Thursday, February 03, 2005

State of the onion

So it seems that in his State of the Union address, Shrub claims that Social Security is "headed for bankruptcy."

Okay, let's go through this one more time. We'll start by defining our terms.
lie n. 1. A false statement deliberately presented as being true; a falsehood. 2. Something meant to deceive or give a wrong impression. --lie v. lied, ly-ing, lies. --intr. 1. To present false information with the intention of deceiving. 2. To convey a false image or impression. [American Heritage Dictionary]
By that definition, is the assertion that Social Security is going bankrupt a lie? Was Bush lying? Yes. Period.

Now, there is a narrow legal definition for use in bankruptcy proceedings under which being "bankrupt" is equated with being insolvent, that is, being unable to meet all current debts and without - this is an important part often overlooked - a reasonable expectation of being able to meet them in the future. In such a proceeding, the assets of the bankrupt party are taken by the court and distributed to creditors.

But no one imagines Social Security going into bankruptcy proceedings. There will be no creditors banging on its doors. And in fact if we're going to speak in narrow legal terms, there is no way SS could go "bankrupt" because technically, it does not have "debts." The money in the fund was not obtained by loans and it was not obtained by accepting services with a promise of future payment. In fact, by virtue of the bonds it buys, which are in effect a loan to the rest of the government, the system is a creditor, not a debtor.

The system has "obligations," which are not the same thing. Obligations are promises of future behavior as opposed to legal financial commitments arising from past behavior (which debts are). As a crude illustration, consider a union which has a contract with a company under which the workers are supposed to get a 3% raise next year. The employer has a contractual "obligation" to pay that raise, but is not in "debt" to the workers. If the employer pleads poverty, threatens to close up shop and move, and pressures the union into givebacks so that the raise becomes 1%, then that is now the obligation. The employer has not failed to pay any "debt" because the obligation for that extra 2% never came due.

The obligations Social Security has are ones it has as a federal government program, that is, ones it has taken on itself as a matter of law. It's a social contract rather than a legal one and one which the government has the legal authority to change as it sees fit. The government could, if it chose, simply slash future benefits to whatever degree it felt necessary and :poof: any "insolvency" is gone.

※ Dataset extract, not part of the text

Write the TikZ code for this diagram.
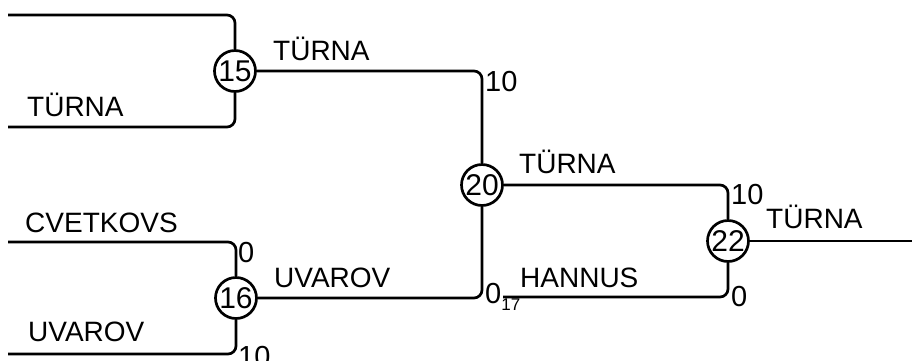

This does not mean that the system should just cut benefits (it shouldn't) or that it should not take steps to insure that all promises that have been made are kept (it should). It does mean it could take such steps and that therefore all the talk of debt, insolvency, and bankruptcy have no real meaning in this context.

What's more, and more important, it's safe to say that when people hear the word "bankrupt," they don't hear the legal definition, they hear instead the more colloquial meaning: "totally lacking in a specified resource or quality; depleted of valuable qualities or characteristics; totally depleted; destitute; ruined."

And I say that it's undeniable that George Bush intended for them to hear it that way, knew they would hear it that way.

But Social Security will not be destitute, will not be ruined, in the Dreaded Year Zero of 2042 even if the ridiculously pessimistic assumptions of the Social Security trustees prove by some bizarre chance accurate. (They project that over the next 75 years the economy will grow at an average rate of 1.8% a year, just slightly better than half that of the 3.4% per year average of the previous 75 years.) What will happen instead is that the surplus - specifically created and built up to see the system over the hump of the "baby boomer" retirement years - will be depleted and we will be back to the "pay as you go" system on which Social Security has functioned for most of its existence.

(The Congressional Budget Office, using a somewhat less pessimistic forecast, projects the fund will have to dip into the surplus in 2020 and will not deplete it until 2052. And while for the sake of future financial security a certain amount of caution is wise in such matters, it should be noted that if the economy grows as fast for the next 75 years as it has in the previous 75 years, the trust fund surplus will not even come close to being used up.)

Even if no changes are made, none, zero, the trustees' own figures say that benefits payable to new retirees in 2042 will be higher in real terms (i.e., after allowing for inflation) than those paid to new retirees now. With no changes, retirees in 2042 will get bigger benefits - will be able to buy more stuff with their checks - than those retiring now. That is a truly, truly bizarre definition of a "bankrupt system."

There is no way the White House does not know this. There is no way they can claim ignorance. There is no way they can honestly maintain the facts say anything different. They know that the system is not going under, that it will be there for those in their 60s, those in their 40s, those in their 20s, those who have not yet even entered the labor market. They know.

And they are lying through their damn teeth when they tell you otherwise.

Footnote: Beware of wingers bearing dictionaries. Already there are attempts being made to justify the word "bankruptcy" by pointing to the legal definition of the term and saying that if come 2042 (or whenever) SS can't pay all the benefits that are now promised, it therefore will be "bankrupt." These attempts to find a way to parse words and pluck out legal definitions as opposed to common understandings to escape the facts is as absurd as the "we never actually said the particular word 'imminent'" nonsense.